There are some types of occupational diseases that may be more severe in certain workers when compared with a coworker. A worker may not be aware that they have an occupational disease right away.

There are some forms of work-related diseases that may not be discovered until months or years after the worker has retired or left their job.

How Do I Know If I Have an Occupational Disease?

In order for an injury, illness, or disease to be classified as an occupational disease, the medical condition must have been caused directly by working in the worker’s industry or at their job. If the medical condition existed before the worker started working in a particular industry or if their injury or illness occurred mostly outside of work, it may not be an occupational disease.

It may be helpful to have the expert opinion of a medical doctor or an employer lawyer who can help an individual determine if their medical condition qualifies as an occupational disease.

Is it Possible to Recover Damages for Chest Disease Cases?

In many situations, it may be possible to recover damages for injuries and losses that are caused by chest diseases. For example, many chest diseases result from work-related factors.

These types of disease may be covered by workers’ compensation or other arrangements. Damages may be awarded to cover:

One of the main factors that must be shown to recover damages for a chest disease is causation. The plaintiff is required to prove that the defendant was directly responsible for the injuries of conditions that were experienced.

Many of these types of cases fall under the legal theory of negligence. One example of this is when a plaintiff is required to prove that a specific manufacturer was directly responsible for making a product that caused a chest disease.

Under federal and state laws, it may be possible if the manufacturer failed to include warnings about the risk of chest disease. In some cases, a chest disease claim may be filed as a class action toxic exposure lawsuit.

If it is determined that the worker has an occupational disease, they may be able to file a personal injury lawsuit against their employer for damages in court. The worker may also be able to file a workers’ compensation claim against their employer.

There are several factors which determine whether a worker’s occupational disease damages should be recovered through a personal injury lawsuit or as a workers’ compensation claim. These factors may vary based upon:

  • The specific injuries the individual suffered at work;
  • The industry that the individual works in; and
  • The type of employer the individual works for.

Another issue to consider is the amount of damages that an individual requested be awarded by the court. A worker with an occupational disease may request damages for medical bills or for the loss of income.

There are some states that place limits on the amount of money that an individual is permitted to recover from their employer. Recovery limits may apply to the individual’s specific damages request for pain and suffering and emotional injuries that may have been caused by the occupational disease.

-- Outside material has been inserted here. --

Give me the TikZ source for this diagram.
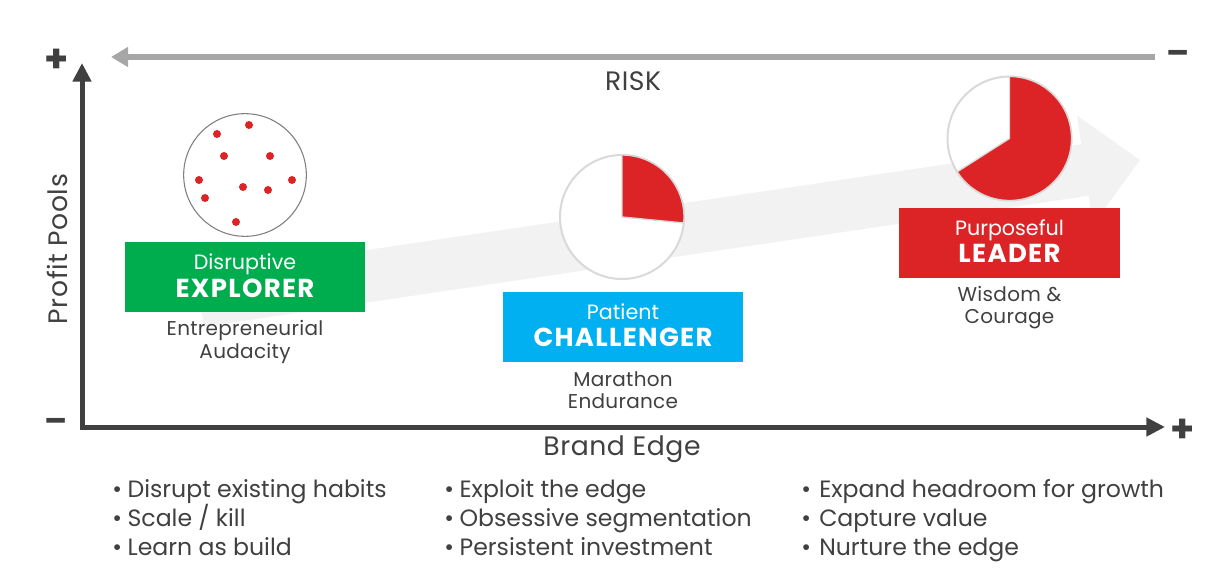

Do I Need a Lawyer for Help with a Chest Disease Claim?

A chest disease may be a very serious medical condition. These types of claims often involve highly technical legal and medical concepts.

It is likely in your best interest to hire a personal injury lawyer if you need assistance filing a chest disease lawsuit. Your attorney can advise you regarding what must be shown in your case and the possible damages award you may receive.

Your lawyer will provide you with representation throughout your case. If your chest disease is a result of your employment, you will have to determine if you have an occupational disease and if that occupational disease is a direct result of your job.

There are many complicated steps and court filings involved in these types of cases. Your attorney can assist you with determining whether your claim is best handled as a workers’ compensation claim against your employer or as a personal injury lawsuit as well as how much in damages you should request.